Jan 22 2009

An Apple in the White House?

Today’s Washington Post article titled Staff Finds White House in the Technological Dark Ages was no big surprise.  However, while I was taking a shower (in a hotel in the Houston suburbs of all places) it occurred to me that this presents an incredible marketing opportunity for Apple.

If I were king of Apple (or say, a board member with deep White House ties), I’d be on the phone with “the appropriate person” with the offer of “a Mac on every desk in the White House along with an iPhone for every White House staffer.”  I’m sure there is some law that prevents Apple from giving this away from free so I’d offer it “at cost” just to Mac-enable the White House.

You can’t buy better PR than “Apple computerizes the Obama Administration, displacing ancient PCs running Windows XP.”  Plus, the leader of the free world then would carry around an iPhone and a MacBook.
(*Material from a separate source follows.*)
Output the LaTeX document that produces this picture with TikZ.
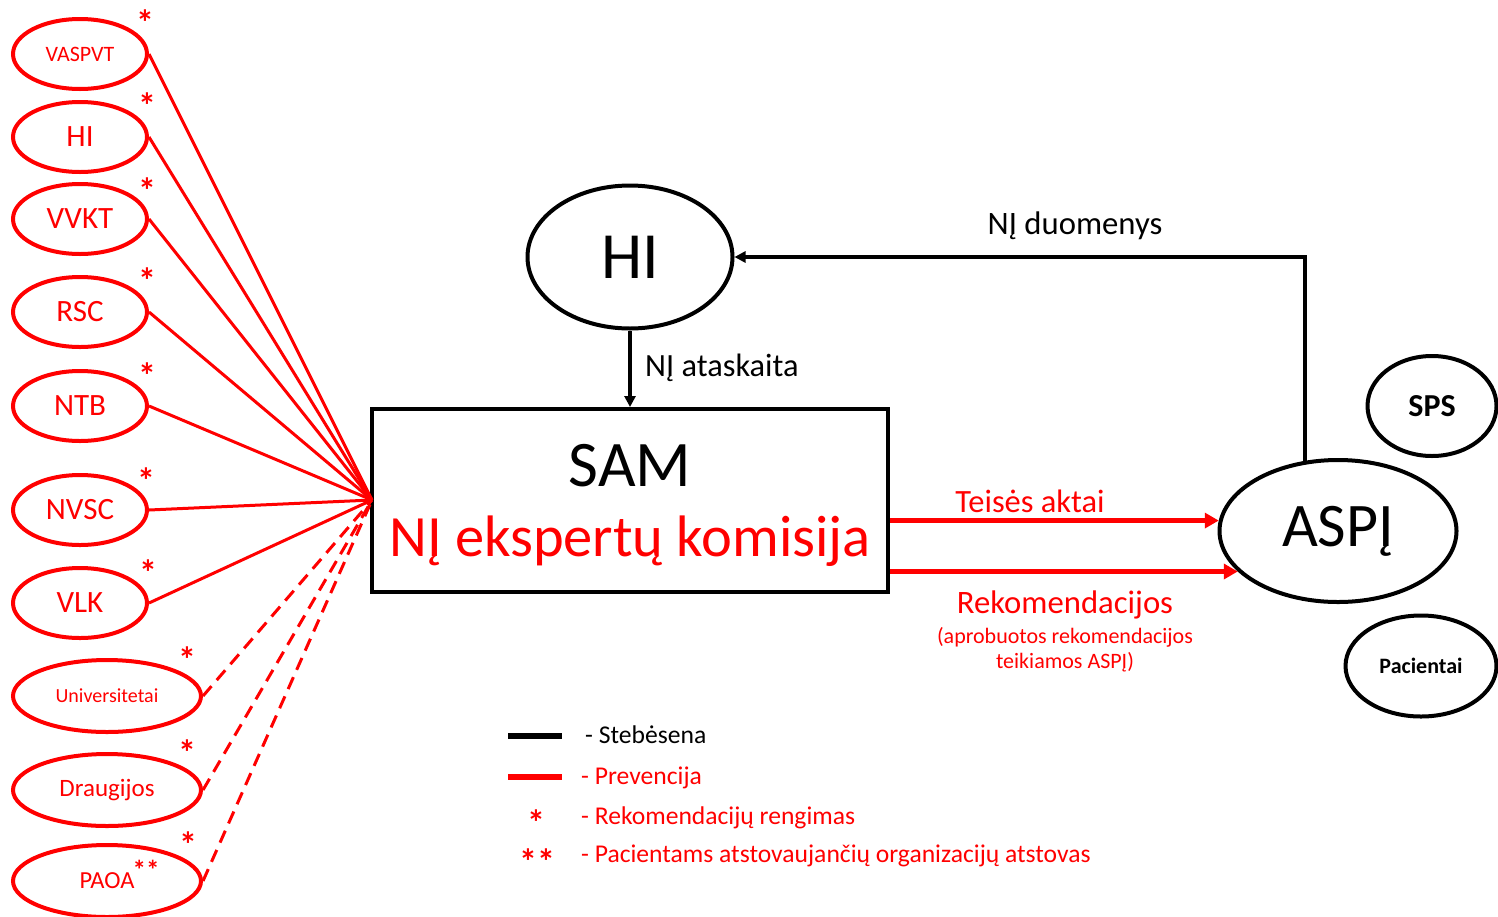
\documentclass[tikz,border=0pt]{standalone}
\usepackage{fontspec}
\setmainfont{Carlito}
\usetikzlibrary{shapes.geometric,arrows.meta}
\definecolor{pred}{RGB}{255,0,0}
\tikzset{
  redell/.style={ellipse,draw=pred,line width=4pt,text=pred,inner sep=0pt},
  blkell/.style={ellipse,draw=black,line width=4pt,text=black,inner sep=0pt},
  star/.style={text=pred,inner sep=0pt,font=\bfseries\fontsize{36}{36}\selectfont},
  redline/.style={draw=pred,line width=3pt},
  reddash/.style={draw=pred,line width=3pt,dash pattern=on 13pt off 8pt},
  blkarrow/.style={draw=black,line width=4pt,-{Triangle[length=11pt,width=11pt]}},
  redarrow/.style={draw=pred,line width=5pt,-{Triangle[length=14pt,width=15pt]}},
  lbl/.style={inner sep=0pt},
}
\begin{document}
\begin{tikzpicture}[x=1pt,y=-1pt]
\useasboundingbox (0,0) rectangle (1498,916);
% left ellipses
\node[redell,minimum width=134pt,minimum height=70pt,font=\fontsize{22}{22}\selectfont] (vaspvt) at (80,54) {VASPVT};
\node[redell,minimum width=134pt,minimum height=70pt,font=\fontsize{31}{31}\selectfont] (hil) at (80,137) {HI};
\node[redell,minimum width=134pt,minimum height=70pt,font=\fontsize{31}{31}\selectfont] (vvkt) at (80,219) {VVKT};
\node[redell,minimum width=134pt,minimum height=70pt,font=\fontsize{31}{31}\selectfont] (rsc) at (80,312) {RSC};
\node[redell,minimum width=134pt,minimum height=70pt,font=\fontsize{31}{31}\selectfont] (ntb) at (80,406) {NTB};
\node[redell,minimum width=134pt,minimum height=70pt,font=\fontsize{31}{31}\selectfont] (nvsc) at (80,510) {NVSC};
\node[redell,minimum width=134pt,minimum height=70pt,font=\fontsize{31}{31}\selectfont] (vlk) at (80,603) {VLK};
\node[redell,minimum width=188pt,minimum height=72pt,font=\fontsize{20}{20}\selectfont] (univ) at (107,696) {Universitetai};
\node[redell,minimum width=188pt,minimum height=72pt,font=\fontsize{25}{25}\selectfont] (draug) at (107,790) {Draugijos};
\node[redell,minimum width=188pt,minimum height=72pt,font=\fontsize{24.5}{24.5}\selectfont] (paoa) at (107,881) {PAOA};
% asterisks
\node[star] (s1) at (145,23) {*};
\node[star] (s2) at (147,106) {*};
\node[star] (s3) at (147,191) {*};
\node[star] (s4) at (147,281) {*};
\node[star] (s5) at (147,376) {*};
\node[star] (s6) at (146,481) {*};
\node[star] (s7) at (148,573) {*};
\node[star] (s8) at (187,660) {*};
\node[star] (s9) at (187,753) {*};
\node[star] (s10) at (188,845) {*};
\node[star,font=\bfseries\fontsize{27}{27}\selectfont] (s11) at (146,870) {**};
% SAM box
\node[draw=black,line width=4pt,minimum width=516pt,minimum height=183pt,inner sep=0pt] (sam) at (630,500.5) {};
\node[lbl,font=\fontsize{65}{65}\selectfont] (samt) at (630,466) {SAM};
\node[lbl,text=pred,font=\fontsize{58.5}{58.5}\selectfont] (komt) at (630,541) {NĮ ekspertų komisija};
% convergence point
\coordinate (conv) at (372,500);
\foreach \n in {vaspvt,hil,vvkt,rsc,ntb,nvsc,vlk}{\draw[redline] (\n.east) -- (conv);}
\foreach \n in {univ,draug,paoa}{\draw[reddash] (\n.east) -- (conv);}
% HI big
\node[blkell,minimum width=205pt,minimum height=143pt,font=\fontsize{66}{66}\selectfont] (hi) at (630,257) {HI};
\draw[blkarrow] (hi.south) -- (sam.north);
\node[lbl,anchor=west,font=\fontsize{32.4}{32.4}\selectfont] (atask) at (645,368) {NĮ ataskaita};
% ASPJ
\node[blkell,minimum width=237pt,minimum height=142pt,font=\fontsize{62}{62}\selectfont] (aspj) at (1338,531) {ASPĮ};
\node[blkell,minimum width=129pt,minimum height=100pt,font=\bfseries\fontsize{32}{32}\selectfont] (sps) at (1432,406) {SPS};
\node[blkell,minimum width=151pt,minimum height=101pt,font=\bfseries\fontsize{22}{22}\selectfont] (pac) at (1421,666) {Pacientai};
\draw[draw=black,line width=4pt,-{Triangle[length=11pt,width=11pt]}] (aspj.115) |- (hi.east);
\node[lbl,font=\fontsize{32.7}{32.7}\selectfont] (duom) at (1075,226) {NĮ duomenys};
% red arrows
\draw[redarrow] (sam.east |- aspj.175) -- (aspj.175);
\draw[redarrow] (sam.east |- aspj.202) -- (aspj.202);
\node[lbl,text=pred,font=\fontsize{32.5}{32.5}\selectfont] (teis) at (1030,501) {Teisės aktai};
\node[lbl,text=pred,font=\fontsize{32.7}{32.7}\selectfont] (rek) at (1065,605) {Rekomendacijos};
\node[lbl,text=pred,font=\fontsize{22}{22}\selectfont,align=center] (rek2) at (1065,650) {(aprobuotos rekomendacijos\\[3pt]teikiamos ASPĮ)};
% legend
\draw[draw=black,line width=6pt] (508,736) -- (562,736);
\draw[draw=pred,line width=6pt] (508,777) -- (562,777);
\node[lbl,anchor=west,font=\fontsize{25.6}{25.6}\selectfont] (l1) at (585,735) {- Stebėsena};
\node[lbl,anchor=west,text=pred,font=\fontsize{25.6}{25.6}\selectfont] (l2) at (581,778) {- Prevencija};
\node[star] (l3s) at (536,823) {*};
\node[lbl,anchor=west,text=pred,font=\fontsize{25.6}{25.6}\selectfont] (l3) at (581,818) {- Rekomendacijų rengimas};
\node[star] (l4s) at (537,862) {**};
\node[lbl,anchor=west,text=pred,font=\fontsize{25.6}{25.6}\selectfont] (l4) at (581,856) {- Pacientams atstovaujančių organizacijų atstovas};
\end{tikzpicture}
\end{document}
In addition, I see an executive order coming that completely changes the stupid, archaic, and limiting rules about archiving communications within the White House.  This is a regular excuse that is used to explain why it’s “hard” to use things like Blackberries if you are president.  Baloney – there are plenty of straightforward approaches that solve for whatever you want to do.  It’s not like someone archived all of Rumsfeld’s Snowflakes (or maybe someone did – if so – egads.)
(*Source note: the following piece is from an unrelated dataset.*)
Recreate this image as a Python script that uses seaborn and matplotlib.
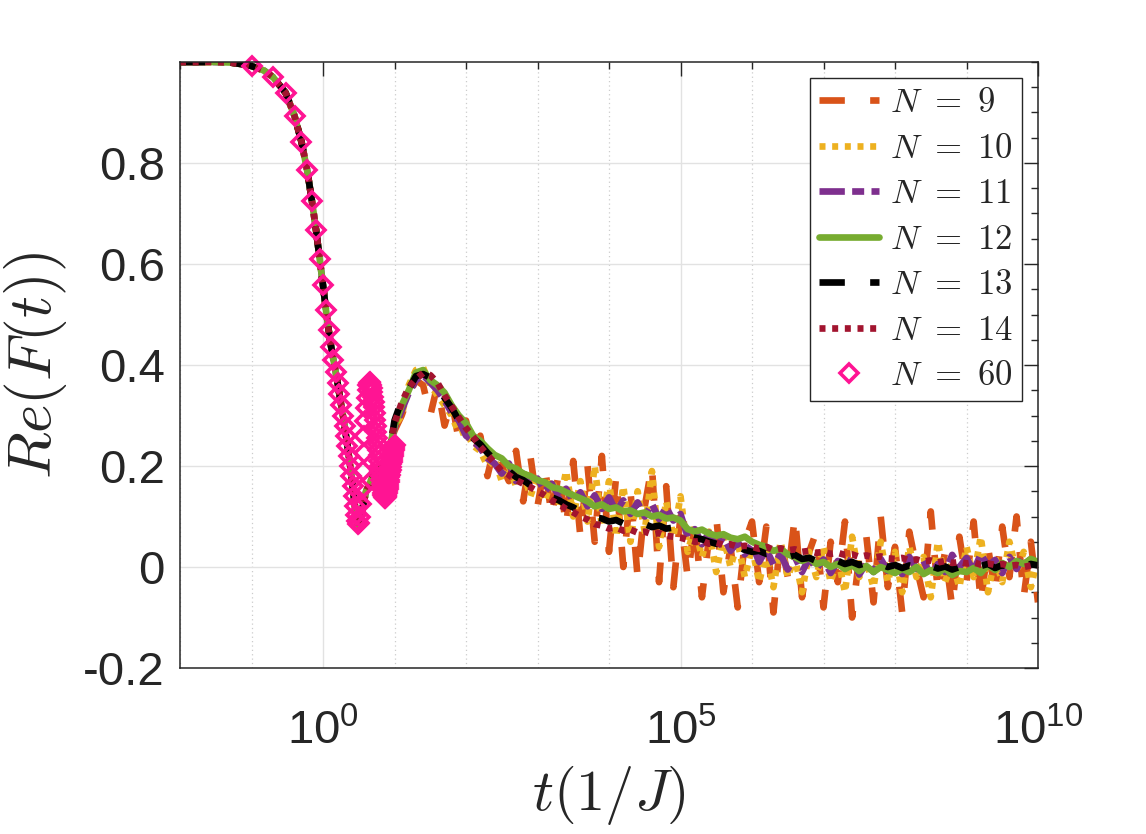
import matplotlib
matplotlib.use("Agg")
import matplotlib.pyplot as plt
import matplotlib.ticker as mticker
import seaborn as sns

# early decay, identical for all finite-N curves
t_early = [0.01, 0.03, 0.05, 0.08, 0.1, 0.15, 0.2, 0.3, 0.4, 0.5, 0.6, 0.7, 0.8, 0.9,
           1.0, 1.1, 1.2, 1.3, 1.4, 1.5, 1.6, 1.8, 2.0, 2.2, 2.4, 2.6, 2.8, 3.0, 3.2,
           3.5, 4.0, 5.0, 6.0, 7.0, 8.0, 9.0]
f_early = [1.0, 1.0, 0.999, 0.995, 0.992, 0.983, 0.970, 0.939, 0.893, 0.842, 0.786, 0.725,
           0.667, 0.609, 0.558, 0.509, 0.469, 0.436, 0.410, 0.387, 0.364, 0.320, 0.280,
           0.240, 0.200, 0.160, 0.120, 0.085, 0.080, 0.110, 0.150, 0.180, 0.190, 0.200,
           0.220, 0.250]

# noisy tail, sampled at t = 10**tail_exp
tail_exp = [1.0, 1.1, 1.2, 1.3, 1.4, 1.5, 1.6, 1.7, 1.8, 1.9,
            2.0, 2.1, 2.2, 2.3, 2.4, 2.5, 2.6, 2.7, 2.8, 2.9,
            3.0, 3.1, 3.2, 3.3, 3.4, 3.5, 3.6, 3.7, 3.8, 3.9,
            4.0, 4.1, 4.2, 4.3, 4.4, 4.5, 4.6, 4.7, 4.8, 4.9,
            5.0, 5.1, 5.2, 5.3, 5.4, 5.5, 5.6, 5.7, 5.8, 5.9,
            6.0, 6.1, 6.2, 6.3, 6.4, 6.5, 6.6, 6.7, 6.8, 6.9,
            7.0, 7.1, 7.2, 7.3, 7.4, 7.5, 7.6, 7.7, 7.8, 7.9,
            8.0, 8.1, 8.2, 8.3, 8.4, 8.5, 8.6, 8.7, 8.8, 8.9,
            9.0, 9.1, 9.2, 9.3, 9.4, 9.5, 9.6, 9.7, 9.8, 9.9, 10.0]

f9_tail = [0.27, 0.3, 0.34, 0.37, 0.36, 0.3, 0.36, 0.28, 0.33, 0.25,
           0.29, 0.22, 0.26, 0.18, 0.24, 0.2, 0.17, 0.23, 0.13, 0.22,
           0.12, 0.2, 0.1, 0.19, 0.08, 0.21, 0.06, 0.2, 0.05, 0.22,
           0.03, 0.18, 0.0, 0.15, -0.02, 0.12, 0.2, -0.03, 0.16, -0.04,
           0.1, -0.02, 0.09, -0.06, 0.06, 0.1, -0.05, 0.04, -0.08, 0.05,
           0.09, -0.03, 0.08, -0.09, 0.06, -0.02, 0.1, -0.06, 0.03, 0.07,
           -0.08, 0.05, -0.03, 0.09, -0.1, 0.02, 0.06, -0.07, 0.1, -0.04,
           0.04, -0.09, 0.07, 0.0, -0.06, 0.11, -0.05, 0.03, -0.08, 0.06,
           -0.03, 0.09, -0.07, 0.04, -0.05, 0.08, -0.02, 0.1, -0.06, 0.05, -0.07]
f10_tail = [0.28, 0.3, 0.36, 0.39, 0.395, 0.36, 0.34, 0.32, 0.3, 0.265,
            0.27, 0.24, 0.23, 0.2, 0.215, 0.17, 0.2, 0.16, 0.19, 0.14,
            0.18, 0.13, 0.175, 0.12, 0.19, 0.1, 0.17, 0.09, 0.2, 0.08,
            0.17, 0.06, 0.16, 0.05, 0.15, 0.07, 0.19, 0.04, 0.13, 0.06,
            0.14, 0.03, 0.08, 0.02, 0.07, -0.01, 0.06, 0.0, 0.05, -0.02,
            0.04, -0.03, 0.03, -0.04, 0.05, -0.02, 0.02, -0.05, 0.03, -0.02,
            0.04, -0.03, 0.02, -0.05, 0.06, -0.02, 0.01, -0.04, 0.05, -0.03,
            0.03, -0.05, 0.04, -0.02, 0.02, -0.06, 0.05, -0.03, 0.01, -0.04,
            0.04, -0.02, 0.06, -0.05, 0.02, -0.03, 0.05, -0.01, 0.03, -0.04, 0.02]
f11_tail = [0.275, 0.31, 0.345, 0.37, 0.38, 0.365, 0.35, 0.33, 0.305, 0.29,
            0.26, 0.25, 0.235, 0.215, 0.205, 0.185, 0.205, 0.17, 0.185, 0.16,
            0.175, 0.15, 0.165, 0.14, 0.155, 0.13, 0.148, 0.12, 0.142, 0.115,
            0.138, 0.11, 0.132, 0.105, 0.128, 0.1, 0.125, 0.095, 0.118, 0.092,
            0.105, 0.06, 0.075, 0.045, 0.068, 0.038, 0.06, 0.032, 0.05, 0.025,
            0.045, 0.01, 0.035, 0.005, 0.025, -0.005, 0.02, -0.01, 0.018, -0.004,
            0.015, -0.012, 0.012, -0.006, 0.02, -0.015, 0.008, -0.01, 0.016, -0.008,
            0.01, -0.014, 0.02, -0.004, 0.012, -0.018, 0.006, -0.01, 0.024, 0.0,
            0.018, -0.008, 0.026, 0.002, 0.014, -0.012, 0.02, -0.004, 0.022, 0.006, 0.012]
f12_tail = [0.28, 0.32, 0.35, 0.385, 0.39, 0.37, 0.36, 0.345, 0.32, 0.3,
            0.285, 0.26, 0.25, 0.235, 0.222, 0.215, 0.2, 0.195, 0.185, 0.18,
            0.172, 0.168, 0.158, 0.155, 0.148, 0.142, 0.136, 0.13, 0.12, 0.124,
            0.115, 0.118, 0.11, 0.112, 0.105, 0.108, 0.1, 0.103, 0.096, 0.098,
            0.092, 0.075, 0.07, 0.074, 0.066, 0.062, 0.065, 0.058, 0.055, 0.06,
            0.05, 0.044, 0.04, 0.032, 0.036, 0.025, 0.02, 0.012, 0.018, 0.006,
            0.01, 0.0, 0.006, -0.004, 0.004, -0.008, 0.002, -0.01, 0.0, -0.006,
            -0.012, -0.004, -0.01, 0.0, -0.014, -0.006, -0.012, -0.002, -0.016, -0.008,
            -0.01, -0.002, -0.012, 0.004, -0.006, 0.008, 0.0, 0.012, 0.006, 0.016, 0.01]
f13_tail = [0.29, 0.33, 0.352, 0.378, 0.382, 0.375, 0.36, 0.335, 0.315, 0.29,
            0.272, 0.255, 0.243, 0.226, 0.212, 0.198, 0.19, 0.178, 0.172, 0.162,
            0.155, 0.148, 0.138, 0.132, 0.124, 0.118, 0.11, 0.106, 0.098, 0.096,
            0.09, 0.093, 0.086, 0.088, 0.082, 0.085, 0.079, 0.082, 0.076, 0.078,
            0.074, 0.062, 0.058, 0.055, 0.05, 0.046, 0.044, 0.038, 0.04, 0.034,
            0.03, 0.032, 0.026, 0.028, 0.022, 0.02, 0.024, 0.016, 0.018, 0.012,
            0.014, 0.008, 0.012, 0.006, 0.01, 0.004, 0.008, 0.002, 0.006, 0.0,
            0.004, -0.002, 0.003, 0.0, -0.004, 0.002, -0.003, 0.001, -0.005, 0.0,
            0.003, -0.003, 0.002, 0.006, -0.002, 0.004, 0.0, 0.005, 0.001, 0.006, 0.003]
f14_tail = [0.285, 0.325, 0.356, 0.372, 0.384, 0.38, 0.365, 0.34, 0.318, 0.296,
            0.275, 0.258, 0.238, 0.222, 0.206, 0.19, 0.182, 0.172, 0.165, 0.158,
            0.15, 0.142, 0.132, 0.124, 0.115, 0.108, 0.1, 0.094, 0.085, 0.082,
            0.076, 0.078, 0.072, 0.074, 0.068, 0.07, 0.065, 0.067, 0.062, 0.06,
            0.058, 0.054, 0.05, 0.052, 0.046, 0.048, 0.044, 0.045, 0.04, 0.042,
            0.04, 0.036, 0.04, 0.034, 0.037, 0.033, 0.035, 0.03, 0.032, 0.028,
            0.03, 0.026, 0.028, 0.024, 0.025, 0.02, 0.023, 0.019, 0.021, 0.017,
            0.016, 0.018, 0.013, 0.015, 0.011, 0.013, 0.009, 0.012, 0.008, 0.01,
            0.007, 0.009, 0.005, 0.007, 0.004, 0.006, 0.002, 0.004, 0.0, 0.003, 0.001]

# N = 60 reference curve
t60 = [0.1, 0.2, 0.3, 0.4, 0.5, 0.6, 0.7, 0.8, 0.9, 1.0,
       1.1, 1.2, 1.3, 1.4, 1.5, 1.6, 1.7, 1.8, 1.9, 2.0,
       2.1, 2.2, 2.3, 2.4, 2.5, 2.6, 2.7, 2.8, 2.9, 3.0,
       3.1, 3.2, 3.3, 3.4, 3.5, 3.6, 3.7, 3.8, 3.9, 4.0,
       4.1, 4.2, 4.3, 4.4, 4.5, 4.6, 4.7, 4.8, 4.9, 5.0,
       5.1, 5.2, 5.3, 5.4, 5.5, 5.6, 5.7, 5.8, 5.9, 6.0,
       6.1, 6.2, 6.3, 6.4, 6.5, 6.6, 6.7, 6.8, 6.9, 7.0,
       7.1, 7.2, 7.3, 7.4, 7.5, 7.6, 7.7, 7.8, 7.9, 8.0,
       8.1, 8.2, 8.3, 8.4, 8.5, 8.6, 8.7, 8.8, 8.9, 9.0,
       9.1, 9.2, 9.3, 9.4, 9.5, 9.6, 9.7, 9.8, 9.9, 10.0]
f60 = [0.992, 0.970, 0.939, 0.893, 0.842, 0.786, 0.725, 0.667, 0.609, 0.558,
       0.509, 0.469, 0.436, 0.410, 0.387, 0.364, 0.342, 0.320, 0.300, 0.280,
       0.260, 0.240, 0.220, 0.200, 0.180, 0.160, 0.140, 0.120, 0.103, 0.092,
       0.086, 0.088, 0.100, 0.125, 0.155, 0.190, 0.225, 0.260, 0.290, 0.315,
       0.335, 0.350, 0.360, 0.365, 0.366, 0.364, 0.360, 0.354, 0.346, 0.337,
       0.327, 0.316, 0.304, 0.292, 0.280, 0.268, 0.256, 0.244, 0.232, 0.221,
       0.210, 0.200, 0.190, 0.181, 0.173, 0.165, 0.158, 0.152, 0.147, 0.143,
       0.140, 0.138, 0.137, 0.137, 0.138, 0.140, 0.143, 0.146, 0.150, 0.154,
       0.158, 0.163, 0.168, 0.173, 0.178, 0.183, 0.188, 0.193, 0.198, 0.203,
       0.208, 0.212, 0.216, 0.220, 0.224, 0.228, 0.232, 0.236, 0.239, 0.242]

sns.set_theme(style="white")
plt.rcParams['font.family'] = ['Liberation Sans', 'DejaVu Sans']
plt.rcParams['mathtext.fontset'] = 'cm'
plt.rcParams['axes.unicode_minus'] = False

fig = plt.figure(figsize=(11.46, 8.34), dpi=100)
ax = fig.add_axes([180/1146, 1 - 668/834, 858/1146, 606/834])
ax.set_xscale('log')

t_tail = [10**e for e in tail_exp]
series = [
    (r"$N\ =\ 9$", f9_tail, "#d95319", (0, (3.8, 3.8))),
    (r"$N\ =\ 10$", f10_tail, "#edb120", (0, (0.9, 1.0))),
    (r"$N\ =\ 11$", f11_tail, "#7e2f8e", (0, (3.8, 1.1, 1.8, 1.1))),
    (r"$N\ =\ 12$", f12_tail, "#77ac30", "-"),
    (r"$N\ =\ 13$", f13_tail, "#000000", (0, (3.8, 3.8))),
    (r"$N\ =\ 14$", f14_tail, "#a2142f", (0, (0.9, 1.0))),
]
for lab, tail, col, ls in series:
    sns.lineplot(x=t_early + t_tail, y=f_early + tail, ax=ax, color=col, lw=4.8,
                 linestyle=ls, label=lab, sort=False, legend=False)

pink = "#ff1493"
sns.lineplot(x=t60, y=f60, ax=ax, color=pink, linestyle="none", marker="D",
             markersize=9.5, markerfacecolor="none", markeredgecolor=pink,
             markeredgewidth=2.6, label=r"$N\ =\ 60$", sort=False, legend=False,
             clip_on=False)

ax.set_xlim(1e-2, 1e10)
ax.set_ylim(-0.2, 1.0)
ax.set_xticks([1, 1e5, 1e10])
ax.xaxis.set_minor_locator(mticker.LogLocator(base=10, subs=(1.0,), numticks=30))
ax.xaxis.set_minor_formatter(mticker.NullFormatter())
ax.set_yticks([-0.2, 0, 0.2, 0.4, 0.6, 0.8], ["-0.2", "0", "0.2", "0.4", "0.6", "0.8"])
ax.yaxis.set_minor_locator(mticker.MultipleLocator(0.05))

ax.tick_params(which='both', direction='in', top=True, right=True, colors='#262626',
               labelsize=34)
ax.tick_params(which='major', length=10, width=1)
ax.tick_params(which='minor', length=5, width=1)
ax.tick_params(axis='y', pad=11)
ax.tick_params(axis='x', pad=30)

ax.grid(which='major', color='#e2e2e2', lw=1, ls='-')
ax.grid(which='minor', axis='x', color='#cccccc', lw=0.9, ls=(0, (1, 2.5)))
ax.set_axisbelow(True)
for sp in ax.spines.values():
    sp.set_color('#262626')
    sp.set_linewidth(1.1)

ax.set_xlabel("$t(1/J)$", fontsize=42, labelpad=6)
ax.set_ylabel("$Re(F(t))$", fontsize=44, labelpad=10)

leg = ax.legend(loc='upper right', bbox_to_anchor=(0.981, 0.974), borderaxespad=0,
                fontsize=25, handlelength=1.75, handletextpad=0.3, labelspacing=0.36,
                borderpad=0.25, frameon=True, fancybox=False, edgecolor='#262626',
                framealpha=1)
leg.get_frame().set_linewidth(1)

fig.savefig("out.png", dpi=100)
While we are at it, did anyone notice that Apple reported record revenues and profits in the quarter ending 12/27/08?  Yeah, I guess you did but it’s worth repeating the numbers since all we’ve been hearing is bailouts and losses.  These are quarterly numbers.  Revenue: $10.17 billion.  Net Income: $1.61 billion.  These numbers are lower than reality because of the bullshit GAAP rules that force accounting for the iPhone to be reported ratably over the life of the iPhone contract.  If you actually accounted for this in a way that made sense, Revenue would be $11.8 billion and Net Income would be $2.3 billion.  As every good MBA knows, the key rule is to “follow the cash” which increased by $3.6 billion in the quarter.  It’s worth saying again – $3.6 billion.  Wowza.  Well done Apple.